— TASK —
The lines from the beginning of the records below through the one holding "var gap = x.bandwidth() / 2 - barW;" are to be copied exactly; leave the pictures out.

+===+

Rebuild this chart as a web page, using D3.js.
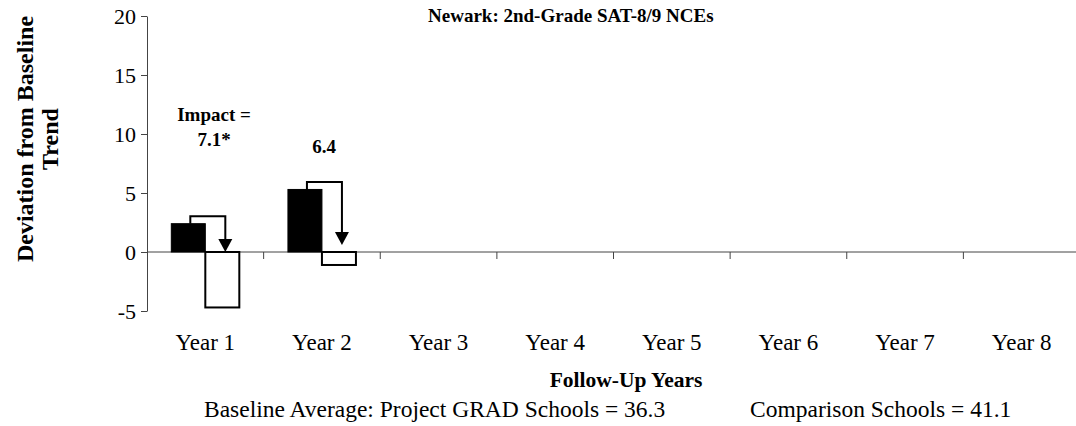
<!DOCTYPE html>
<html>
<head>
<meta charset="utf-8">
<script src="https://cdn.jsdelivr.net/npm/d3@7"></script>
<style>
  body { margin: 0; background: #fff; }
  text { font-family: "Liberation Serif", "Times New Roman", serif; fill: #000; }
</style>
</head>
<body>
<svg id="chart" width="1076" height="426"></svg>
<script>
var years = ["Year 1", "Year 2", "Year 3", "Year 4", "Year 5", "Year 6", "Year 7", "Year 8"];
var gradValues = [2.4, 5.3];
var compValues = [-4.7, -1.1];
var impactLabels = [["Impact =", "7.1*"], ["6.4"]];
var arrowEnds = [0, 0.6];
var yTicks = [-5, 0, 5, 10, 15, 20];

var svg = d3.select("#chart");

var x = d3.scaleBand()
    .domain(years)
    .range([147, 1080]);

var y = d3.scaleLinear()
    .domain([-5, 20])
    .range([311, 16]);

var barW = 34;
var gap = x.bandwidth() / 2 - barW;

// y axis
var yAxis = svg.append("g")
    .attr("transform", "translate(147,0)")
    .call(d3.axisLeft(y).tickValues(yTicks).tickSize(6).tickSizeOuter(0).tickPadding(5)
      .tickFormat((d) => String(d)));
yAxis.attr("font-family", null);
yAxis.select(".domain").attr("stroke", "#444");
yAxis.selectAll(".tick line").attr("stroke", "#444");
yAxis.selectAll("text")
    .style("font-size", "22px");

// x axis line at zero
svg.append("line")
    .attr("x1", 147).attr("x2", 1080)
    .attr("y1", y(0)).attr("y2", y(0))
    .attr("stroke", "#444");

// ticks between categories
svg.append("g").selectAll("line")
    .data(years.slice(1))
    .join("line")
    .attr("x1", (d) => x(d)).attr("x2", (d) => x(d))
    .attr("y1", y(0)).attr("y2", y(0) + 7)
    .attr("stroke", "#444");

// year labels
svg.append("g").selectAll("text")
    .data(years)
    .join("text")
    .attr("x", (d) => x(d) + x.bandwidth() / 2)
    .attr("y", 350)
    .attr("text-anchor", "middle")
    .style("font-size", "23px")
    .text((d) => d);

// bars
var bars = svg.append("g");
bars.selectAll("rect.grad")
    .data(gradValues)
    .join("rect")
    .attr("class", "grad")
    .attr("x", (d, i) => x(years[i]) + gap)
    .attr("width", barW)
    .attr("y", (d) => y(Math.max(0, d)))
    .attr("height", (d) => Math.abs(y(d) - y(0)))
    .attr("fill", "#000")
    .attr("stroke", "#000")
    .attr("stroke-width", 1);

bars.selectAll("rect.comp")
    .data(compValues)
    .join("rect")
    .attr("class", "comp")
    .attr("x", (d, i) => x(years[i]) + gap + barW)
    .attr("width", barW)
    .attr("y", (d) => y(Math.max(0, d)))
    .attr("height", (d) => Math.abs(y(d) - y(0)))
    .attr("fill", "#fff")
    .attr("stroke", "#000")
    .attr("stroke-width", 2);

// impact arrows
var arrows = svg.append("g");
gradValues.forEach(function(v, i) {
  var x1 = x(years[i]) + gap + barW / 2 + 2;
  var x2 = x(years[i]) + gap + barW * 1.5 + 3;
  var top = y(v) - 7.5;
  var tip = y(arrowEnds[i]);
  arrows.append("path")
      .attr("d", `M${x1},${y(v)} V${top} H${x2} V${tip - 12}`)
      .attr("fill", "none")
      .attr("stroke", "#000")
      .attr("stroke-width", 2);
  arrows.append("path")
      .attr("d", `M${x2 - 7},${tip - 13} L${x2 + 7},${tip - 13} L${x2},${tip} Z`)
      .attr("fill", "#000");
});

// impact labels
var labelX = [214, 324];
var labelY = [[121, 146], [153]];
impactLabels.forEach(function(lines, i) {
  lines.forEach(function(t, j) {
    svg.append("text")
        .attr("x", labelX[i])
        .attr("y", labelY[i][j])
        .attr("text-anchor", "middle")
        .style("font-size", "19px")
        .style("font-weight", "bold")
        .text(t);
  });
});

// title
svg.append("text")
    .attr("x", 428).attr("y", 22)
    .style("font-size", "19px")
    .style("font-weight", "bold")
    .text("Newark: 2nd-Grade SAT-8/9 NCEs");

// y axis title
var yt = svg.append("text")
    .attr("transform", "translate(33,139) rotate(-90)")
    .attr("text-anchor", "middle")
    .style("font-size", "24px")
    .style("font-weight", "bold");
yt.append("tspan").attr("x", 0).attr("dy", 0).text("Deviation from Baseline");
yt.append("tspan").attr("x", 0).attr("dy", 25).text("Trend");

// x axis title
svg.append("text")
    .attr("x", 626).attr("y", 387)
    .attr("text-anchor", "middle")
    .style("font-size", "21.5px")
    .style("font-weight", "bold")
    .text("Follow-Up Years");

// baseline note
svg.append("text")
    .attr("x", 204).attr("y", 417)
    .style("font-size", "23.5px")
    .text("Baseline Average: Project GRAD Schools = 36.3");
svg.append("text")
    .attr("x", 750).attr("y", 417)
    .style("font-size", "23.5px")
    .text("Comparison Schools = 41.1");
</script>
</body>
</html>
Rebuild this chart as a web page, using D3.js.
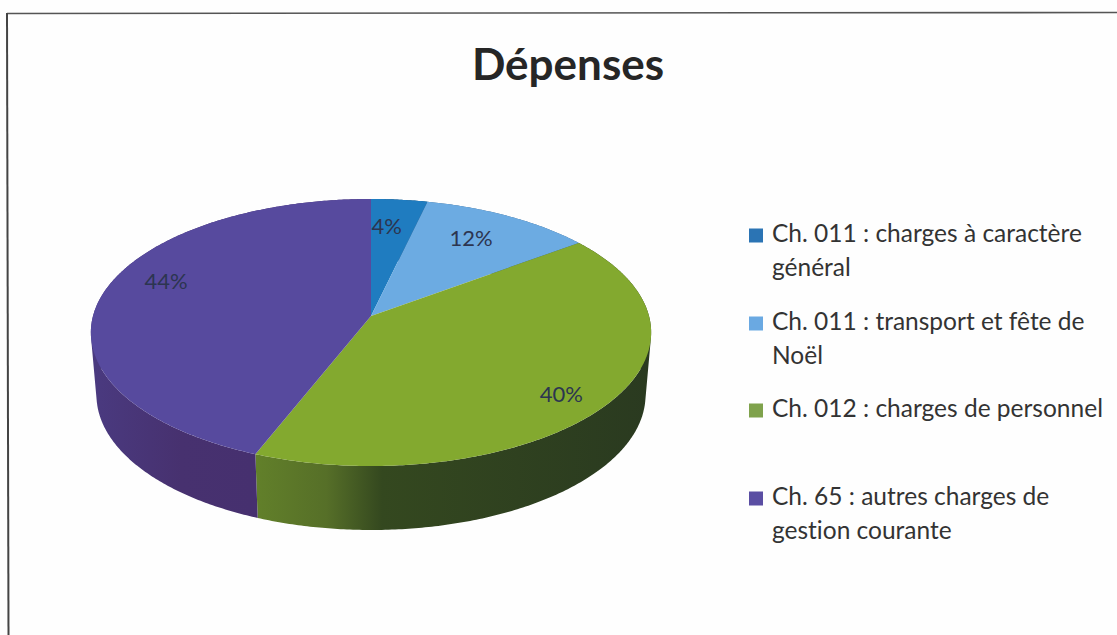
<!DOCTYPE html>
<html lang="fr">
<head>
<meta charset="utf-8">
<script src="https://cdn.jsdelivr.net/npm/d3@7"></script>
<style>
html,body{margin:0;padding:0;background:#fefefe;overflow:hidden}
svg{display:block;font-family:Lato,"Noto Sans",sans-serif;font-variant-ligatures:none}
</style>
</head>
<body>
<svg id="chart" width="1117" height="635"></svg>
<script>
const chartTitle = "Dépenses";
const categories = ["Ch. 011 : charges à caractère général","Ch. 011 : transport et fête de Noël","Ch. 012 : charges de personnel","Ch. 65 : autres charges de gestion courante"];
const legendLines = [["Ch. 011 : charges à caractère","général"],["Ch. 011 : transport et fête de","Noël"],["Ch. 012 : charges de personnel"],["Ch. 65 : autres charges de","gestion courante"]];
const values = [4,12,40,44];
const topColors = ["#1f7cc0","#6cabe2","#83a92f","#574a9e"];
const swatchColors = ["#2b74b4","#6aa9e2","#7fa24c","#5a4ea3"];

// layout
const cx = 371, cy = 316, depthShift = 62.3, rimScaleX = 0.98, rimScaleY = 1.011;
const persp = 0.1236, bx = 278, ay = 131.5, viewWarp = 5*Math.PI/180;
const labelAngleShift = [-2,-2,5,9];
const labelRadius = [0.75,0.75,0.845,0.81];
const legendY = [233,321,408,496];

const svg = d3.select("#chart");
const project = (a0, r = 1) => {
  const s0 = Math.sin(a0);
  const a = a0 - (s0 > 0 ? viewWarp*s0 : 0);
  const x = Math.sin(a)*r, y = -Math.cos(a)*r, d = 1 - persp*y;
  return [bx*x/d, ay*y/d];
};
const topPt = (a, r=1) => { const [X,Y] = project(a,r); return [cx+X, cy+Y]; };
const botPt = a => { const [X,Y] = project(a); return [cx+X*rimScaleX, cy+Y*rimScaleY+depthShift]; };
const sample = (a0,a1) => { const n = Math.max(2,Math.ceil((a1-a0)/0.01)); return d3.range(n+1).map(i=>a0+(a1-a0)*i/n); };
const line = d3.line();
const arcs = d3.pie().sort(null).value(d=>d)(values);

// wall shading: per slice gradient running along x
const defs = svg.append("defs");
const wallStops = [
  [["0%","#13466e"],["100%","#13466e"]],
  [["0%","#3c648a"],["100%","#3c648a"]],
  [["0%","#62802a"],["18%","#566f28"],["32%","#34481f"],["100%","#2a3a20"]],
  [["0%","#4a3a80"],["55%","#47316f"],["100%","#46306f"]]
];
wallStops.forEach((stops,i)=>{
  const extent = d3.extent(sample(arcs[i].startAngle,arcs[i].endAngle).filter(a=>Math.cos(a)<0.1).map(a=>topPt(a)[0]));
  const g = defs.append("linearGradient").attr("id","wall"+i).attr("gradientUnits","userSpaceOnUse")
    .attr("x1",extent[0]??0).attr("x2",extent[1]??1).attr("y1",0).attr("y2",0);
  stops.forEach(s=>g.append("stop").attr("offset",s[0]).attr("stop-color",s[1]));
});

// frame
svg.append("path").attr("d",line([[7,13.5],[1117,12.5]])).attr("stroke","#555").attr("stroke-width",1.6).attr("fill","none");
svg.append("path").attr("d",line([[7,13],[8.5,635]])).attr("stroke","#444").attr("stroke-width",2).attr("fill","none");

// title
svg.append("text").attr("x",568).attr("y",80).attr("text-anchor","middle")
  .attr("font-size",44).attr("font-weight",700).attr("fill","#262626").text(chartTitle);

// walls: each step swept between the upper and lower rim
svg.append("g").selectAll("path").data(arcs).join("path")
  .attr("d",d=>{
    const s = sample(d.startAngle,d.endAngle);
    return d3.pairs(s).map(([a,b])=>
      line(d3.polygonHull([topPt(a),topPt(b),botPt(b),botPt(a)]))+"Z").join("");
  })
  .attr("fill",(d,i)=>`url(#wall${i})`);

// top faces
svg.append("g").selectAll("path").data(arcs).join("path")
  .attr("d",d=>line([[cx,cy]].concat(sample(d.startAngle,d.endAngle).map(a=>topPt(a))))+"Z")
  .attr("fill",(d,i)=>topColors[i]);

// value labels
svg.append("g").selectAll("text").data(arcs).join("text")
  .attr("transform",(d,i)=>{
    const p = topPt((d.startAngle+d.endAngle)/2+labelAngleShift[i]*Math.PI/180,labelRadius[i]);
    return `translate(${p[0]},${p[1]})`;
  })
  .attr("text-anchor","middle").attr("dy","0.35em").attr("font-size",22)
  .attr("fill","#2c3550").text(d=>d.value+"%");

// legend
const lg = svg.append("g").selectAll("g").data(categories).join("g");
lg.append("rect").attr("x",749).attr("y",(d,i)=>legendY[i]-4.5).attr("width",14).attr("height",14).attr("fill",(d,i)=>swatchColors[i]);
lg.append("text").attr("font-size",24.5).attr("fill","#333")
  .selectAll("tspan").data((d,i)=>legendLines[i].map((t,j)=>({t,j,i}))).join("tspan")
  .attr("x",772).attr("y",d=>legendY[d.i]+9+d.j*33.5).text(d=>d.t);
</script>
</body>
</html>
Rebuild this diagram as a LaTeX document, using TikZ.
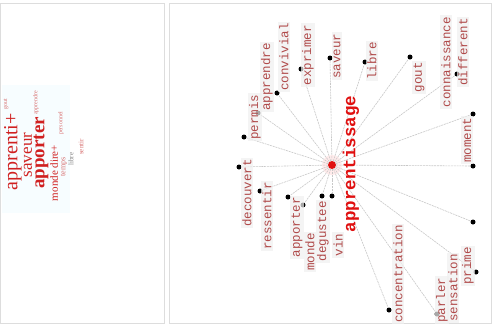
\documentclass[tikz,border=0pt]{standalone}
\usepackage{fontspec}
\setmonofont{Liberation Mono}
\newfontfamily\cloudfont{Liberation Serif}
\definecolor{panelgray}{HTML}{DDDDDD}
\definecolor{edgegray}{HTML}{C8C8C8}
\definecolor{labred}{HTML}{B04A4A}
\definecolor{hubred}{HTML}{E01010}
\definecolor{cloudred}{HTML}{D02020}
\definecolor{cloudpink}{HTML}{D87070}
\tikzset{
  panel/.style={draw=panelgray, line width=1pt},
  edge/.style={draw=edgegray, line width=0.6pt, dash pattern=on 2pt off 0.8pt},
  ldot/.style={circle, fill=black, inner sep=0pt, minimum size=5pt},
  hub/.style={circle, fill=hubred, inner sep=0pt, minimum size=8pt},
  halo/.style={circle, fill=red!8, inner sep=0pt, minimum size=20pt},
  lab/.style={rotate=90, fill=black!6, fill opacity=0.7, text opacity=1, text=labred,
    inner sep=1.5pt, font=\ttfamily\fontsize{12.5}{14}\selectfont},
  hublab/.style={rotate=90, text=hubred, inner sep=0pt, font=\ttfamily\bfseries\fontsize{17.5}{20}\selectfont},
  cw/.style={rotate=90, inner sep=0pt, text=cloudred},
}
\begin{document}
\begin{tikzpicture}[x=1pt,y=-1pt]
\useasboundingbox (0,0) rectangle (493,325);
\fill[white] (0,0) rectangle (493,325);
\draw[panel] (0.5,3) rectangle (164,323);
\draw[panel] (169,3) rectangle (491.5,323);

% ---- word cloud ----
\fill[cyan!3] (2,85) rectangle (70,213);
\node[cw, font=\cloudfont\fontsize{20}{20}\selectfont] (w1) at (13,152) {apprenti+};
\node[cw, font=\cloudfont\fontsize{6}{6}\selectfont, text=cloudpink] (w2) at (6,104) {gout};
\node[cw, font=\cloudfont\fontsize{17}{17}\selectfont] (w3) at (28,155) {saveur};
\node[cw, font=\cloudfont\bfseries\fontsize{19}{19}\selectfont] (w4) at (41,153) {apporter};
\node[cw, font=\cloudfont\fontsize{6}{6}\selectfont, text=cloudpink] (w5) at (36,103) {apprendre};
\node[cw, font=\cloudfont\fontsize{11}{11}\selectfont] (w6) at (54,173) {monde dire+};
\node[cw, font=\cloudfont\fontsize{8}{8}\selectfont, text=cloudpink] (w7) at (64,167) {temps};
\node[cw, font=\cloudfont\fontsize{7}{7}\selectfont, text=gray] (w8) at (71,159) {libre};
\node[cw, font=\cloudfont\fontsize{6}{6}\selectfont, text=cloudpink] (w9) at (61,123) {personnel};
\node[cw, font=\cloudfont\fontsize{7}{7}\selectfont, text=cloudpink] (w10) at (81,147) {sentir};

% ---- star graph ----
\node[halo] (h) at (332,165) {};
\node[ldot] (d1) at (244,137) {};
\node[ldot] (d2) at (258,113) {};
\node[ldot] (d3) at (277,93) {};
\node[ldot] (d4) at (301,69) {};
\node[ldot] (d5) at (330,58) {};
\node[ldot] (d6) at (365,62) {};
\node[ldot] (d7) at (410,57) {};
\node[ldot] (d8) at (457,74) {};
\node[ldot] (d9) at (473,114) {};
\node[ldot] (d10) at (473,166) {};
\node[ldot] (d11) at (473,222) {};
\node[ldot] (d12) at (476,272) {};
\node[ldot] (d13) at (437,314) {};
\node[ldot] (d14) at (389,310) {};
\node[ldot] (d15) at (332,196) {};
\node[ldot] (d16) at (322,196) {};
\node[ldot] (d17) at (303,205) {};
\node[ldot] (d18) at (288,197) {};
\node[ldot] (d19) at (260,191) {};
\node[ldot] (d20) at (239,167) {};
\node[hub] (c) at (332,165) {};
\foreach \i in {1,...,20} { \draw[edge] (c) -- (d\i); }

\node[lab] (l1) at (255,117) {permis};
\node[lab] (l2) at (267,77) {apprendre};
\node[lab] (l3) at (284,57) {convivial};
\node[lab] (l4) at (308,55) {exprimer};
\node[lab] (l5) at (337,56) {saveur};
\node[lab] (l6) at (372,61) {libre};
\node[lab] (l7) at (419,77) {gout};
\node[lab] (l8) at (446,62) {connaissance};
\node[lab] (l9) at (463,52) {different};
\node[lab] (l10) at (467,140) {moment};
\node[lab] (l11) at (468,266) {prime};
\node[lab] (l12) at (453,288) {sensation};
\node[lab] (l13) at (442,300) {parler};
\node[lab] (l14) at (398,274) {concentration};
\node[lab] (l15) at (338,245) {vin};
\node[lab] (l16) at (323,231) {degustee};
\node[lab] (l17) at (310,252) {monde};
\node[lab] (l18) at (297,227) {apporter};
\node[lab] (l19) at (267,216) {ressentir};
\node[lab] (l20) at (247,193) {decouvert};
\node[hublab] (cl) at (351,164) {apprentissage};
\end{tikzpicture}
\end{document}
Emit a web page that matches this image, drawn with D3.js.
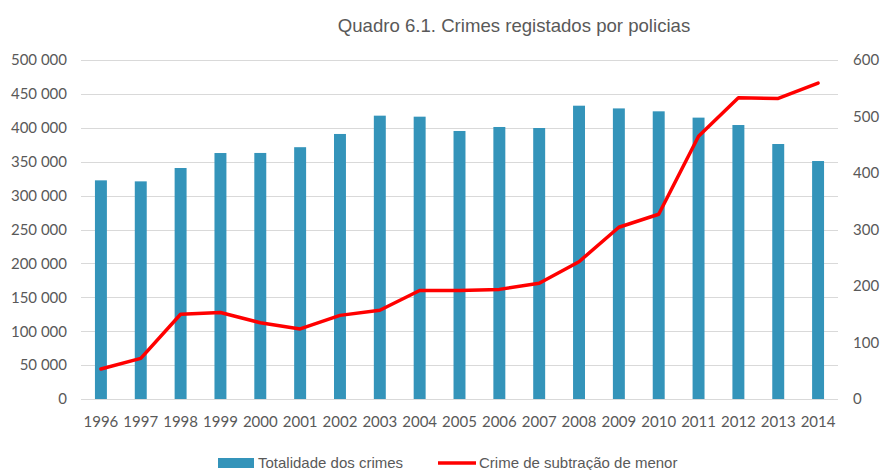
<!DOCTYPE html>
<html>
<head>
<meta charset="utf-8">
<script src="https://cdn.jsdelivr.net/npm/d3@7"></script>
<style>
  body { margin: 0; background: #fff; }
  svg text { fill: #595959; }
</style>
</head>
<body>
<svg id="chart" width="880" height="470"></svg>
<script>
// data
const years = ['1996', '1997', '1998', '1999', '2000', '2001', '2002', '2003', '2004', '2005',
  '2006', '2007', '2008', '2009', '2010', '2011', '2012', '2013', '2014'];
const totalCrimes = [322500, 321000, 340700, 362800, 362900, 371400, 390900, 417900, 416400, 395300,
  401200, 399700, 432600, 428600, 424300, 415000, 404100, 376100, 351000];
const childAbduction = [53, 72, 150, 153, 135, 124, 148, 157, 192, 192,
  194, 205, 243, 304, 327, 465, 533, 532, 559];
const leftTicks = [0, 50000, 100000, 150000, 200000, 250000, 300000, 350000, 400000, 450000, 500000];
const rightTicks = [0, 100, 200, 300, 400, 500, 600];

const svg = d3.select('#chart');
const margin = { top: 60, right: 42, bottom: 71, left: 81 };
const width = 880 - margin.left - margin.right;
const height = 470 - margin.top - margin.bottom;

const g = svg.append('g').attr('transform', `translate(${margin.left},${margin.top})`);

const x = d3.scaleBand().domain(years).range([0, width]).paddingInner(0.7).paddingOuter(0.35);
const yLeft = d3.scaleLinear().domain([0, 500000]).range([height, 0]);
const yRight = d3.scaleLinear().domain([0, 600]).range([height, 0]);

const fmt = (v) => d3.format(',')(v).replace(/,/g, ' ');
const labelFont = 'Lato, "Open Sans", sans-serif';

// gridlines
g.append('g')
  .selectAll('line')
  .data(leftTicks)
  .enter()
  .append('line')
  .attr('x1', 0)
  .attr('x2', width)
  .attr('y1', (d) => Math.round(yLeft(d)) + 0.5)
  .attr('y2', (d) => Math.round(yLeft(d)) + 0.5)
  .attr('stroke', '#d9d9d9')
  .attr('stroke-width', 1);

// left axis
const leftAxis = g.append('g')
  .call(d3.axisLeft(yLeft).tickValues(leftTicks).tickFormat(fmt).tickSize(0).tickPadding(14));
leftAxis.select('.domain').remove();
leftAxis.selectAll('text').style('font-family', labelFont).style('font-size', '15px').attr('fill', '#595959');

// right axis
const rightAxis = g.append('g')
  .attr('transform', `translate(${width},0)`)
  .call(d3.axisRight(yRight).tickValues(rightTicks).tickSize(0).tickPadding(15));
rightAxis.select('.domain').remove();
rightAxis.selectAll('text').style('font-family', labelFont).style('font-size', '15px').attr('fill', '#595959');

// x axis
const xAxis = g.append('g')
  .attr('transform', `translate(0,${height})`)
  .call(d3.axisBottom(x).tickSize(0).tickPadding(17));
xAxis.select('.domain').remove();
xAxis.selectAll('text').style('font-family', labelFont).style('font-size', '15px').attr('fill', '#595959');

// bars
g.append('g')
  .selectAll('rect')
  .data(years)
  .enter()
  .append('rect')
  .attr('x', (d) => x(d))
  .attr('width', x.bandwidth())
  .attr('y', (d, i) => yLeft(totalCrimes[i]))
  .attr('height', (d, i) => height - yLeft(totalCrimes[i]))
  .attr('fill', '#3494ba');

// line
const line = d3.line()
  .x((d, i) => x(years[i]) + x.bandwidth() / 2)
  .y((d) => yRight(d));

g.append('path')
  .datum(childAbduction)
  .attr('d', line)
  .attr('fill', 'none')
  .attr('stroke', '#ff0000')
  .attr('stroke-width', 3.5)
  .attr('stroke-linejoin', 'round')
  .attr('stroke-linecap', 'round');

// title
svg.append('text')
  .attr('x', 514)
  .attr('y', 32)
  .attr('text-anchor', 'middle')
  .style('font-family', '"Liberation Sans", Arial, sans-serif')
  .style('font-size', '18.6px')
  .text('Quadro 6.1. Crimes registados por policias');

// legend
const legend = svg.append('g').style('font-family', '"Liberation Sans", Arial, sans-serif').style('font-size', '15px');
legend.append('rect').attr('x', 218).attr('y', 458).attr('width', 36).attr('height', 10).attr('fill', '#3494ba');
legend.append('text').attr('x', 258).attr('y', 468).text('Totalidade dos crimes');
legend.append('line').attr('x1', 438).attr('x2', 476).attr('y1', 463).attr('y2', 463)
  .attr('stroke', '#ff0000').attr('stroke-width', 3.5);
legend.append('text').attr('x', 479).attr('y', 468).text('Crime de subtração de menor');
</script>
</body>
</html>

+===+

— ANSWER FOR THIS EXERCISE —
Rebuild this chart as a web page, using D3.js.
<!DOCTYPE html>
<html>
<head>
<meta charset="utf-8">
<script src="https://cdn.jsdelivr.net/npm/d3@7"></script>
<style>
  body { margin: 0; background: #fff; }
  text { font-family: "Liberation Serif", "Times New Roman", serif; fill: #000; }
</style>
</head>
<body>
<svg id="chart" width="1076" height="426"></svg>
<script>
var years = ["Year 1", "Year 2", "Year 3", "Year 4", "Year 5", "Year 6", "Year 7", "Year 8"];
var gradValues = [2.4, 5.3];
var compValues = [-4.7, -1.1];
var impactLabels = [["Impact =", "7.1*"], ["6.4"]];
var arrowEnds = [0, 0.6];
var yTicks = [-5, 0, 5, 10, 15, 20];

var svg = d3.select("#chart");

var x = d3.scaleBand()
    .domain(years)
    .range([147, 1080]);

var y = d3.scaleLinear()
    .domain([-5, 20])
    .range([311, 16]);

var barW = 34;
var gap = x.bandwidth() / 2 - barW;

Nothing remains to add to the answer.